Personally, after turning the corner of the crematoria, my heart leaped in to my throat. We were all as prepared as we could be, we all signed up for this, but who could really know? Nothing really can prepare you for the site that’s sole purpose was erasure of a culture and an identity. Nothing can prepare you for a site where so many people burned.

The conversation continued into a division between praise and disillusionment with Holocaust remembrance and education. The stumbling stones were discussed, and the idea of “moving forward from the past, but not moving on, was brought up.” (Thanks Lindsay!) In the end, there was a discussion of the nature of Holocaust education in Germany and Austria, and if there was an end to the burden beared by the young of those nations for the crimes of their grandfathers.

Personally, I don’t know. The native Austrian we asked, and the native Germans I asked all seem desensitized to it. They are taught from birth that they are the sons and daughters of the perpetrators, they have a duty to remember. But if that duty is beaten into you daily you soon forget its reasons or purpose. Will there ever be a time when this burden must not be beared? Or should we do a greater job of sharing said burden, looking to our own crimes, Truth and Reconciliation and Japanese internment properties in Canada, Indian Wars and slavery in America?

Will there ever be a world that isn’t divided into perpetrators and victims? I hope so. We all hope so. Us children may not like to learn our hard truths, to swallow our societal medicine, but at the end of the day the children of the murderers are here and the children of the murdered are not.

Further we met with Austrian professor of memorialization, Herbert Posch.

 

He lectured on how the University of Vienna remembers its own bloodied past of ignorance. The university, through fascist periods post-1933 until 1945 expelled many political opponents from University, and all Jews during the Nazi era. Many University members sympathized with Nazi goals, and actively supported the persecution of Jewry.

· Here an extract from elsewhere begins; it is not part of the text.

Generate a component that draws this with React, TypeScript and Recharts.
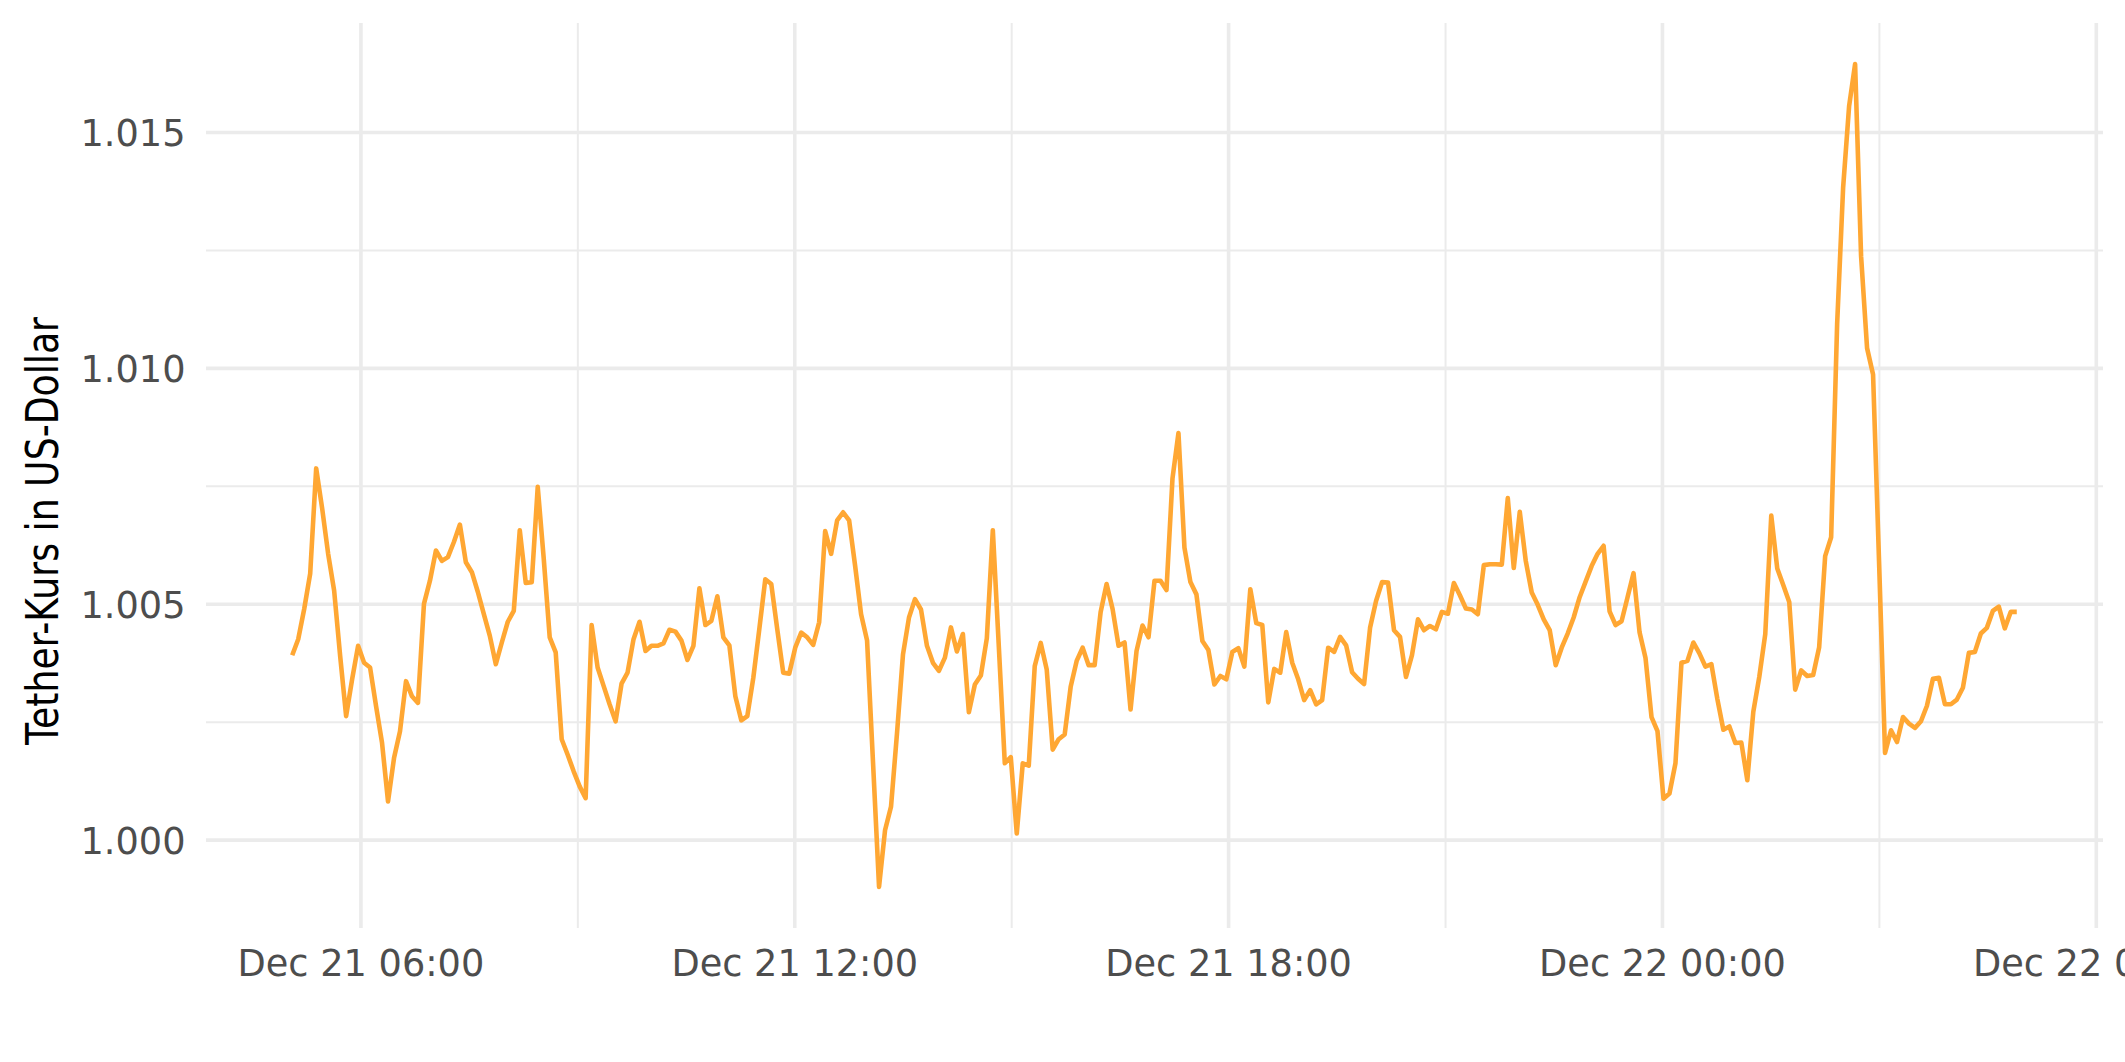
import { LineChart, Line, XAxis, YAxis, CartesianGrid } from 'recharts';

// Tether (USDT) price in USD, ~5 minute samples, Dec 21 05:03 -> Dec 22 04:54
const START_MIN = 303; // minutes after Dec 21 00:00
const END_MIN = 1734;

const PRICES = [
  1.00392, 1.00426, 1.0049, 1.00565, 1.00788, 1.00703, 1.00607, 1.00529, 1.00391, 1.00263,
  1.00341, 1.00412, 1.00376, 1.00366, 1.00284, 1.00206, 1.00082, 1.00174, 1.00231, 1.00337,
  1.00305, 1.00291, 1.00501, 1.0055, 1.00614, 1.00592, 1.006, 1.00632, 1.00669, 1.00589,
  1.00568, 1.00526, 1.00479, 1.00433, 1.00373, 1.00419, 1.00463, 1.00486, 1.00657, 1.00545,
  1.00547, 1.00749, 1.00597, 1.0043, 1.00398, 1.00214, 1.00181, 1.00146, 1.00114, 1.00089,
  1.00456, 1.00366, 1.00327, 1.00288, 1.00252, 1.00332, 1.00355, 1.00426, 1.00463, 1.00401,
  1.00412, 1.00412, 1.00417, 1.00446, 1.00442, 1.00423, 1.00382, 1.00412, 1.00534, 1.00456,
  1.00465, 1.00517,
  1.0043, 1.00413, 1.00305, 1.00254, 1.00263, 1.00344, 1.00447, 1.00553, 1.00543, 1.00447,
  1.00355, 1.00353, 1.00408, 1.0044, 1.0043, 1.00414, 1.00462, 1.00655, 1.00607, 1.00678,
  1.00695, 1.00678, 1.00582, 1.00479, 1.00423, 1.00163, 0.99901, 1.00021, 1.00071, 1.00227,
  1.00394, 1.00472, 1.00511, 1.00489, 1.00412, 1.00376, 1.00359, 1.00387, 1.00451, 1.004,
  1.00437, 1.00271, 1.0033, 1.00349, 1.00428, 1.00657, 1.00411, 1.00163, 1.00176, 1.00014,
  1.00163, 1.00158, 1.00369, 1.00418, 1.00362, 1.00192, 1.00214, 1.00224, 1.00325, 1.0038,
  1.00408, 1.00371, 1.00371, 1.00483, 1.00543, 1.0049, 1.00412, 1.00419, 1.00277, 1.00401,
  1.00455, 1.0043,
  1.0055, 1.0055, 1.0053, 1.00766, 1.00863, 1.0062, 1.00547, 1.00521, 1.00422, 1.00403,
  1.0033, 1.00348, 1.00341, 1.00399, 1.00407, 1.00368, 1.00532, 1.0046, 1.00456, 1.00292,
  1.00363, 1.00355, 1.00441, 1.00376, 1.00341, 1.00297, 1.00318, 1.00288, 1.00297, 1.00408,
  1.00399, 1.00431, 1.00413, 1.00356, 1.00342, 1.00331, 1.0045, 1.00507, 1.00547, 1.00546,
  1.00445, 1.00431, 1.00346, 1.00392, 1.00468, 1.00445, 1.00454, 1.00447, 1.00484, 1.0048,
  1.00545, 1.00519, 1.00491, 1.00489, 1.00479, 1.00583, 1.00585, 1.00585, 1.00584, 1.00725,
  1.00577, 1.00696, 1.00592, 1.00525, 1.00499, 1.00468, 1.00445, 1.00371, 1.00408, 1.00438,
  1.00472, 1.00515, 1.00548, 1.00581, 1.00607, 1.00624, 1.00485, 1.00456, 1.00464, 1.00515,
  1.00566, 1.00441, 1.00386, 1.00261, 1.00231, 1.00088, 1.00099, 1.00163, 1.00376, 1.0038,
  1.00419, 1.00396, 1.00368, 1.00373, 1.00299, 1.00234, 1.00241, 1.00206, 1.00207, 1.00127,
  1.00272, 1.00346, 1.00437, 1.00688, 1.00576, 1.00541, 1.00505, 1.00319, 1.0036, 1.00348,
  1.0035, 1.00409, 1.00602, 1.00642, 1.01094, 1.01383, 1.01556, 1.01645, 1.01238, 1.01043,
  1.00987, 1.00591,
  1.00185, 1.00233, 1.00208, 1.00261, 1.00247, 1.00238, 1.00252, 1.00285, 1.00342, 1.00344,
  1.00288, 1.00288, 1.00298, 1.00323, 1.00397, 1.00399, 1.00438, 1.0045, 1.00486, 1.00495,
  1.00449, 1.00484, 1.00484,
];

const X_TICKS = [360, 720, 1080, 1440, 1800];
const X_TICK_LABELS = ['Dec 21 06:00', 'Dec 21 12:00', 'Dec 21 18:00', 'Dec 22 00:00', 'Dec 22 06:00'];
const X_MINOR = [540, 900, 1260, 1620];
const Y_TICKS = [1.0, 1.005, 1.01, 1.015];
const Y_MINOR = [1.0025, 1.0075, 1.0125];

const W = 2125;
const H = 1062;
const PLOT_BOTTOM = 928;
const FONT = '"DejaVu Sans", sans-serif';
const TICK_COLOR = '#4D4D4D';
const GRID_COLOR = '#EBEBEB';

const step = (END_MIN - START_MIN) / (PRICES.length - 1);
const data = PRICES.map((v, i) => ({ t: START_MIN + i * step, v }));

// ggplot-like 5% expansion
const xPad = (END_MIN - START_MIN) * 0.05;
const yMin = Math.min(...PRICES);
const yMax = Math.max(...PRICES);
const yPad = (yMax - yMin) * 0.05;

function XTick({ x, payload }: any) {
  const label = X_TICK_LABELS[X_TICKS.indexOf(payload.value)];
  return (
    <text x={x} y={PLOT_BOTTOM + 48} textAnchor="middle" fill={TICK_COLOR} fontSize={36.7} fontFamily={FONT}>
      {label}
    </text>
  );
}

function YTick({ y, payload }: any) {
  return (
    <text x={185.5} y={y + 13.4} textAnchor="end" fill={TICK_COLOR} fontSize={36.7} fontFamily={FONT}>
      {Number(payload.value).toFixed(3)}
    </text>
  );
}

// title is a narrow face in the original, squeeze it to its measured length
function YTitle() {
  const cx = 58;
  const cy = 531;
  return (
    <text
      x={cx}
      y={cy}
      transform={`rotate(-90 ${cx} ${cy})`}
      textAnchor="middle"
      fill="#000000"
      fontSize={45}
      fontFamily={FONT}
      textLength={428}
      lengthAdjust="spacingAndGlyphs"
    >
      Tether-Kurs in US-Dollar
    </text>
  );
}

export default function App() {
  return (
    <div style={{ width: W, height: H, overflow: 'hidden', background: '#fff' }}>
      <style>{'body{margin:0}'}</style>
      <LineChart width={W} height={H} data={data} margin={{ top: 23, right: 22, left: 0, bottom: 0 }}>
        <CartesianGrid stroke={GRID_COLOR} strokeWidth={2} horizontalValues={Y_MINOR} verticalValues={X_MINOR} />
        <CartesianGrid stroke={GRID_COLOR} strokeWidth={3.6} horizontalValues={Y_TICKS} verticalValues={X_TICKS} />
        <XAxis
          type="number"
          dataKey="t"
          domain={[START_MIN - xPad, END_MIN + xPad]}
          ticks={X_TICKS}
          interval={0}
          height={134}
          axisLine={false}
          tickLine={false}
          tick={<XTick />}
        />
        <YAxis
          type="number"
          domain={[yMin - yPad, yMax + yPad]}
          ticks={Y_TICKS}
          interval={0}
          width={206}
          axisLine={false}
          tickLine={false}
          tick={<YTick />}
          label={<YTitle />}
        />
        <Line
          type="linear"
          dataKey="v"
          stroke="#FFA733"
          strokeWidth={4.6}
          strokeLinejoin="round"
          dot={false}
          isAnimationActive={false}
        />
      </LineChart>
    </div>
  );
}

Only in the past ten years has the education capital of Austria begun to deal with its own very complicated past.

We traveled to many sites on campus, including places of remembrance to expelled students, including the world-renowned therapist Dr Martin A. Fischer, who after his expulsion in the 1940s, fled to Canada and pioneered the field of art therapy.

 

On the site of a former university synagogue, burned down by the Gestapo during a pogrom, is a new synagogue. Oddly designed, it is sweltering, with no ventilation in the summer, and no heating in the winter. At all times of the year it is most uncomfortable to enter. Nonetheless it is a fascinating building. On its giant glass floor is large lettering, illustrating the names of crossed out synagogues on the Gestapo’s list of those to burn in Vienna. The whole building gives an almost otherworldly, peaceful vibe, due to its modernist, revisionist architecture, laying on the stones of the old synagogue.

 

Finally, we saw a site of fascist and alt-right veneration, the head of the fascist statue of victory. On campus the statue became a target of defacement by democratic and leftist liberal students, as it held a prominent place in the university’s main hall, although it was a fascist monument, depicting a fascist narrative.

Even though the statue was eventually moved, it still continued to be used for propaganda by far-right groups and to be a target of vandalism for liberals. Now the head of the statue almost lies seemingly forgotten in a corner of a courtyard entombed and protected by glass, with a growing layer of dust.

The day was, like many other days hard on the knees and the soul. So many new things are thrown at us, but we continue our journey. But as we go by monument after monument sometimes it is difficult to remember that something did indeed happen here.

Only eighty or so years ago, bullets struck walls in Berlin, Vienna had emptied its streets amid the whine of bomb sirens, and a Swedish doctor in red cross garb walked through the gates of Ravensbrück to free women from hell.

The reality of those facts never truly leaves us, but unfortunately the world in which we live seems to have largely moved on.